Nuestra escritura adoptará los signos romanos y nuestras tradiciones sus costumbres.
Porque la historia del hombre está construida con elementos vergonzantes y
otros que enaltecen. Somos contradictorios, de ahí que Vallejo nos recuerde —siempre
desde el buen humor, la cordialidad y el razonamiento— la paradoja de
personajes tan influyentes como el propio Séneca, ridiculizado en la sociedad
del siglo I por defender sus ideas de moralidad intachable mientras «administraba negocios con métodos de
capitalista desenfrenado», y sin embargo le debemos aún hoy uno de los
pensamientos más inquietantes que rigen las sociedades modernas, pues en sus Epístolas a Lucilio se adelanta a la
actualidad denunciando que es normal
y efectivo que el estado castigue homicidios individuales mientras en «las guerras […] la violencia se ejerce
mediante decisiones del Senado y decretos de la plebe».
El infinito en un junco es un homenaje, como pocos se han hecho, al Mundo Antiguo y por similitud, a la Historia de la Humanidad.

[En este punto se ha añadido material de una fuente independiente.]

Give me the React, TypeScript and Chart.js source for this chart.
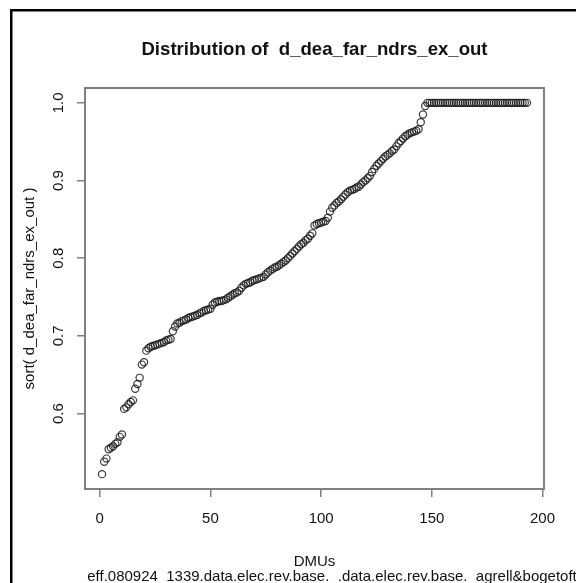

En ella nos vemos reflejados, aprendemos de sus errores, evolucionamos sus aciertos y nos damos cuenta de que repetimos los hechos, «de los burdeles romanos a la trata de mujeres en el presente». Pero nada de esto sabríamos sin la escritura porque de todos es sabido que la memoria es efímera e irregular (Verba volant, scrīpta mānent).